GIVEN TASK: Using the data beneath, show every line that includes the word "this".

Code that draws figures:
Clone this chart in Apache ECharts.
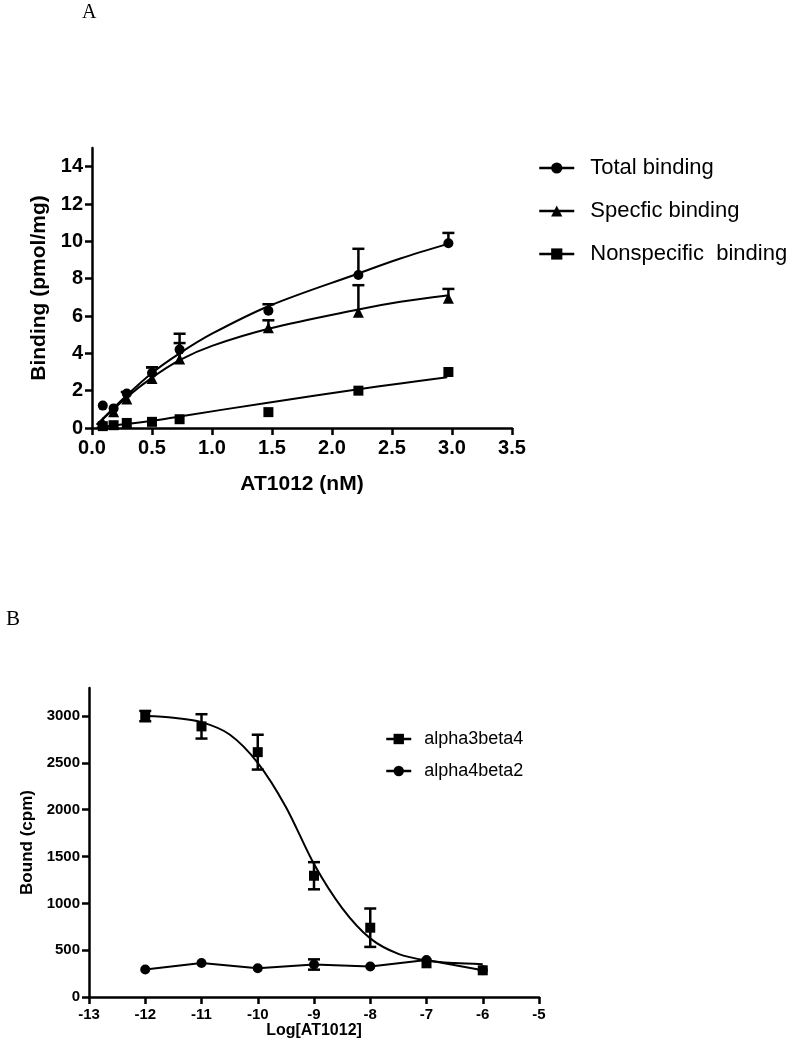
<!DOCTYPE html>
<html>
<head>
<meta charset="utf-8">
<script src="https://cdn.jsdelivr.net/npm/echarts@6/dist/echarts.min.js"></script>
<style>html,body{margin:0;padding:0;background:#fff;}#c{width:786px;height:1050px;}</style>
</head>
<body>
<div id="c"></div>
<script>
// ---- Panel A data ----
const xA = [0.09, 0.18, 0.29, 0.50, 0.73, 1.47, 2.22, 2.97];
const totalY = [1.2, 1.05, 1.85, 2.95, 4.2, 6.28, 8.2, 9.9];
const totalErr = [0, 0, 0.08, 0.3, 0.85, 0.35, 1.4, 0.55];
const specY = [0.3, 0.87, 1.55, 2.65, 3.7, 5.37, 6.2, 6.95];
const specErr = [0, 0, 0, 0.6, 0.85, 0.4, 1.45, 0.5];
const nonY = [0.1, 0.15, 0.27, 0.33, 0.47, 0.85, 2.0, 3.0];
const nonErr = [0, 0, 0, 0, 0, 0, 0, 0];
// fitted curves
const fitX_tot = [0.04, 0.29, 0.5, 0.73, 1.0, 1.48, 2.22, 2.57, 2.96];
const fitY_tot = [0.17, 1.75, 2.95, 4.0, 5.05, 6.55, 8.28, 9.08, 9.85];
const fitX_spec = [0.04, 0.29, 0.5, 0.73, 1.0, 1.48, 2.22, 2.57, 2.96];
const fitY_spec = [0.17, 1.65, 2.7, 3.64, 4.4, 5.33, 6.35, 6.76, 7.1];
const fitX_non = [0.04, 0.5, 0.73, 1.48, 2.22, 2.57, 2.96];
const fitY_non = [0.03, 0.39, 0.62, 1.37, 2.07, 2.39, 2.72];
const yTicksA = [0, 2, 4, 6, 8, 10, 12, 14];

// ---- Panel B data ----
const xB = [-12, -11, -10, -9, -8, -7, -6];
const a3b4 = [3000, 2890, 2615, 1295, 740, 360, 285];
const a3b4Err = [55, 130, 186, 145, 205, 0, 0];
const a4b2 = [293, 364, 307, 347, 325, 395, 285];
const a4b2Err = [0, 0, 0, 55, 0, 0, 0];
const fitX_a3b4 = [-12, -11.5, -11, -10.5, -10, -9.5, -9, -8.5, -8, -7.5, -7, -6.5, -6];
const fitY_a3b4 = [3000, 2983, 2936, 2804, 2501, 2030, 1420, 950, 626, 460, 390, 362, 350];
const yTicksB = [0, 500, 1000, 1500, 2000, 2500, 3000];

const FONT = 'Liberation Sans';
const pairs = (xs, ys) => xs.map((x, i) => [x, ys[i]]);
const triples = (xs, ys, es) => xs.map((x, i) => [x, ys[i], es[i]]);

function errBar(both, capHalf) {
  return function (params, api) {
    const x = api.value(0), y = api.value(1), e = api.value(2);
    if (!e) return { type: 'group', children: [] };
    const p = api.coord([x, y]);
    const t = api.coord([x, y + e]);
    const b = api.coord([x, y - e]);
    const st = { stroke: '#000', lineWidth: 2.5 };
    const ch = [
      { type: 'line', shape: { x1: p[0], y1: both ? b[1] : p[1], x2: t[0], y2: t[1] }, style: st },
      { type: 'line', shape: { x1: t[0] - capHalf, y1: t[1], x2: t[0] + capHalf, y2: t[1] }, style: st }
    ];
    if (both) ch.push({ type: 'line', shape: { x1: b[0] - capHalf, y1: b[1], x2: b[0] + capHalf, y2: b[1] }, style: st });
    return { type: 'group', children: ch };
  };
}

const axisLine = { show: true, onZero: false, lineStyle: { color: '#000', width: 2.5 } };
const axisTick = { show: true, length: 7, lineStyle: { color: '#000', width: 2.5 } };

function pointSeries(name, symbol, size, data, xi) {
  return {
    name: name, type: 'line', xAxisIndex: xi, yAxisIndex: xi, data: data,
    symbol: symbol, symbolSize: size, showSymbol: true,
    itemStyle: { color: '#000' }, lineStyle: { color: '#000', width: 2, opacity: 0 },
    z: 5, silent: true
  };
}
function fitSeries(data, xi, sm) {
  return {
    type: 'line', xAxisIndex: xi, yAxisIndex: xi, data: data, smooth: sm,
    symbol: 'none', lineStyle: { color: '#000', width: 2 }, z: 3, silent: true
  };
}
function errSeries(data, xi, both, cap) {
  return {
    type: 'custom', xAxisIndex: xi, yAxisIndex: xi, data: data,
    renderItem: errBar(both, cap), encode: { x: 0, y: 1 }, z: 4, silent: true
  };
}

const chart = echarts.init(document.getElementById('c'), null, { renderer: 'canvas' });
chart.setOption({
  animation: false,
  backgroundColor: '#fff',
  title: [
    { text: 'A', left: 77, top: -2, textStyle: { fontFamily: 'Liberation Serif', fontWeight: 'normal', fontSize: 20, color: '#000' } },
    { text: 'B', left: 1, top: 604, textStyle: { fontFamily: 'Liberation Serif', fontWeight: 'normal', fontSize: 21, color: '#000' } }
  ],
  grid: [
    { left: 92, top: 148, width: 420, height: 280 },
    { left: 89, top: 688, width: 450, height: 309 }
  ],
  legend: [
    {
      orient: 'vertical', left: 533, top: 152, itemWidth: 35, itemHeight: 14, itemGap: 21,
      data: ['Total binding', 'Specfic binding', 'Nonspecific  binding'],
      lineStyle: { color: '#000', width: 2.5, opacity: 1 },
      textStyle: { fontFamily: FONT, fontSize: 22, color: '#000', padding: [0, 0, 0, 11] },
      selectedMode: false
    },
    {
      orient: 'vertical', left: 380, top: 725, itemWidth: 25, itemHeight: 13, itemGap: 14,
      data: ['alpha3beta4', 'alpha4beta2'],
      lineStyle: { color: '#000', width: 2.5, opacity: 1 },
      textStyle: { fontFamily: FONT, fontSize: 18, color: '#000', padding: [0, 0, 0, 8] },
      selectedMode: false
    }
  ],
  xAxis: [
    {
      gridIndex: 0, type: 'value', min: 0, max: 3.5, interval: 0.5,
      name: 'AT1012 (nM)', nameLocation: 'middle', nameGap: 46,
      nameTextStyle: { fontFamily: FONT, fontWeight: 'bold', fontSize: 21, color: '#000' },
      axisLine: axisLine, axisTick: axisTick, splitLine: { show: false },
      axisLabel: { fontFamily: FONT, fontWeight: 'bold', fontSize: 20, color: '#000', margin: 10,
        formatter: v => v.toFixed(1) }
    },
    {
      gridIndex: 1, type: 'value', min: -13, max: -5, interval: 1,
      name: 'Log[AT1012]', nameLocation: 'middle', nameGap: 26,
      nameTextStyle: { fontFamily: FONT, fontWeight: 'bold', fontSize: 16, color: '#000' },
      axisLine: axisLine, axisTick: axisTick, splitLine: { show: false },
      axisLabel: { fontFamily: FONT, fontWeight: 'bold', fontSize: 15, color: '#000', margin: 10 }
    }
  ],
  yAxis: [
    {
      gridIndex: 0, type: 'value', min: 0, max: 15,
      name: 'Binding (pmol/mg)', nameLocation: 'middle', nameGap: 41,
      nameTextStyle: { fontFamily: FONT, fontWeight: 'bold', fontSize: 21, color: '#000' },
      axisLine: axisLine,
      axisTick: Object.assign({}, axisTick, { customValues: yTicksA }),
      splitLine: { show: false },
      axisLabel: { fontFamily: FONT, fontWeight: 'bold', fontSize: 20, color: '#000', margin: 9, customValues: yTicksA }
    },
    {
      gridIndex: 1, type: 'value', min: 0, max: 3300,
      name: 'Bound (cpm)', nameLocation: 'middle', nameGap: 52,
      nameTextStyle: { fontFamily: FONT, fontWeight: 'bold', fontSize: 17, color: '#000' },
      axisLine: axisLine,
      axisTick: Object.assign({}, axisTick, { customValues: yTicksB }),
      splitLine: { show: false },
      axisLabel: { fontFamily: FONT, fontWeight: 'bold', fontSize: 15, color: '#000', margin: 9,
        customValues: yTicksB, formatter: v => String(v) }
    }
  ],
  series: [
    fitSeries(pairs(fitX_tot, fitY_tot), 0, 0.35),
    fitSeries(pairs(fitX_spec, fitY_spec), 0, 0.35),
    fitSeries(pairs(fitX_non, fitY_non), 0, 0.35),
    errSeries(triples(xA, totalY, totalErr), 0, false, 6),
    errSeries(triples(xA, specY, specErr), 0, false, 6),
    errSeries(triples(xA, nonY, nonErr), 0, false, 6),
    pointSeries('Total binding', 'circle', 10, pairs(xA, totalY), 0),
    pointSeries('Specfic binding', 'triangle', 11, pairs(xA, specY), 0),
    pointSeries('Nonspecific  binding', 'rect', 10, pairs(xA, nonY), 0),

    fitSeries(pairs(fitX_a3b4, fitY_a3b4), 1, 0.3),
    errSeries(triples(xB, a3b4, a3b4Err), 1, true, 6),
    errSeries(triples(xB, a4b2, a4b2Err), 1, true, 6),
    pointSeries('alpha3beta4', 'rect', 10, pairs(xB, a3b4), 1),
    Object.assign(pointSeries('alpha4beta2', 'circle', 10, pairs(xB, a4b2), 1),
      { lineStyle: { color: '#000', width: 2, opacity: 1 }, z: 4 })
  ]
});
</script>
</body>
</html>
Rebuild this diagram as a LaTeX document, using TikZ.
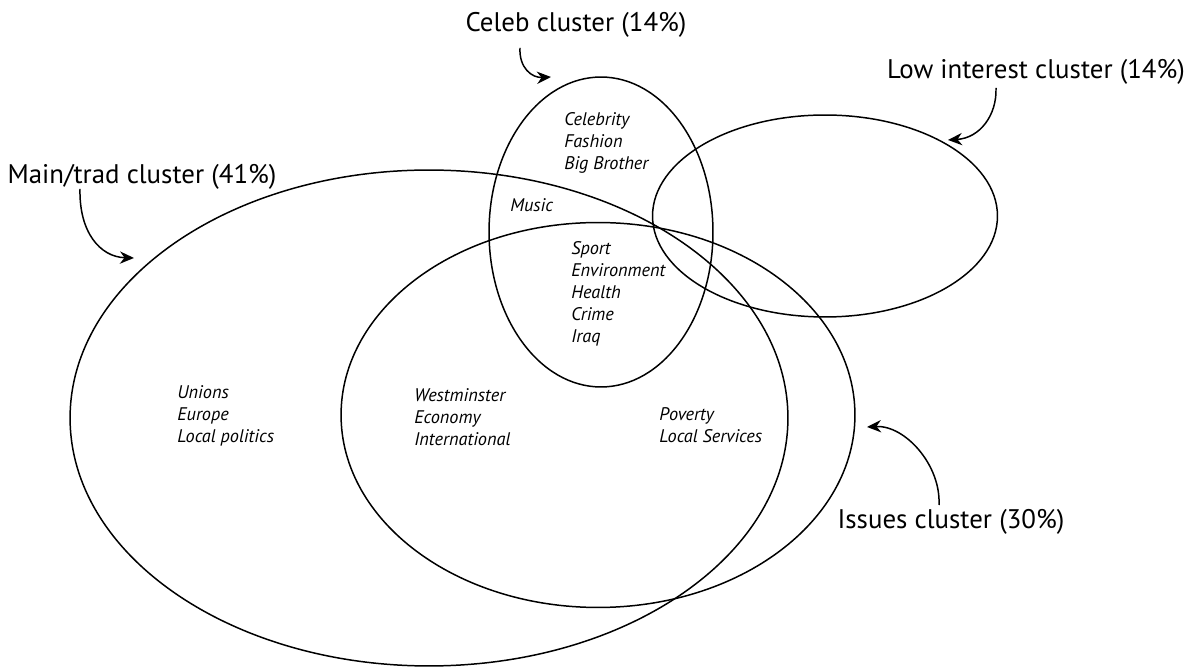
\documentclass[tikz,border=0pt]{standalone}
\usepackage{fontspec}
\setmainfont{PT Sans}
\usetikzlibrary{shapes.geometric,arrows.meta}

\begin{document}
\begin{tikzpicture}[x=0.02cm, y=-0.02cm,
	cluster/.style={ellipse, draw, line width=0.85pt, inner sep=0pt, outer sep=0pt},
	title/.style={font=\fontsize{15.3}{18}\selectfont, inner sep=0pt},
	topics/.style={font=\fontsize{10.4}{12.5}\selectfont\itshape, align=left, anchor=west, inner sep=0pt},
	pointer/.style={-{Stealth[length=8pt,width=7pt]}, line width=0.85pt}]
	\useasboundingbox (0,0) rectangle (1194,668);

	% the four clusters
	\node at (429,418) [cluster, minimum width=14.36cm, minimum height=9.92cm] (main) {};
	\node at (598,415) [cluster, minimum width=10.28cm, minimum height=7.7cm] (issues) {};
	\node at (601,232) [cluster, minimum width=4.48cm, minimum height=6.2cm] (celeb) {};
	\node at (825,216) [cluster, minimum width=6.9cm, minimum height=4.04cm] (low) {};

	% cluster names
	\node at (576,25) [title] (celeblbl) {Celeb cluster (14\%)};
	\node at (1036,72) [title] (lowlbl) {Low interest cluster (14\%)};
	\node at (142,177) [title] (mainlbl) {Main/trad cluster (41\%)};
	\node at (951,522) [title] (issueslbl) {Issues cluster (30\%)};

	% topics
	\node at (564,143) [topics] (celebtopics) {Celebrity\\Fashion\\Big Brother};
	\node at (510,205) [topics] (music) {Music};
	\node at (571,294) [topics] (shared) {Sport\\Environment\\Health\\Crime\\Iraq};
	\node at (177,416) [topics] (maintopics) {Unions\\Europe\\Local politics};
	\node at (414,417) [topics] (westtopics) {Westminster\\Economy\\International};
	\node at (659,425) [topics] (issuestopics) {Poverty\\Local Services};

	% arrow ends
	\coordinate (celebfrom) at (520,48);
	\coordinate (celebto) at (551,77);
	\coordinate (lowfrom) at (996,88);
	\coordinate (lowto) at (948,140);
	\coordinate (mainfrom) at (80,189);
	\coordinate (mainto) at (134,258);
	\coordinate (issuesfrom) at (939,505);
	\coordinate (issuesto) at (867,427);

	\draw [pointer] (celebfrom) .. controls (519,68) and (532,78) .. (celebto);
	\draw [pointer] (lowfrom) .. controls (997,115) and (980,138) .. (lowto);
	\draw [pointer] (mainfrom) .. controls (79,232) and (100,257) .. (mainto);
	\draw [pointer] (issuesfrom) .. controls (941,465) and (905,425) .. (issuesto);
\end{tikzpicture}
\end{document}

TASK OUTPUT:
Clone this chart in Apache ECharts.
Rebuild this diagram as a LaTeX document, using TikZ.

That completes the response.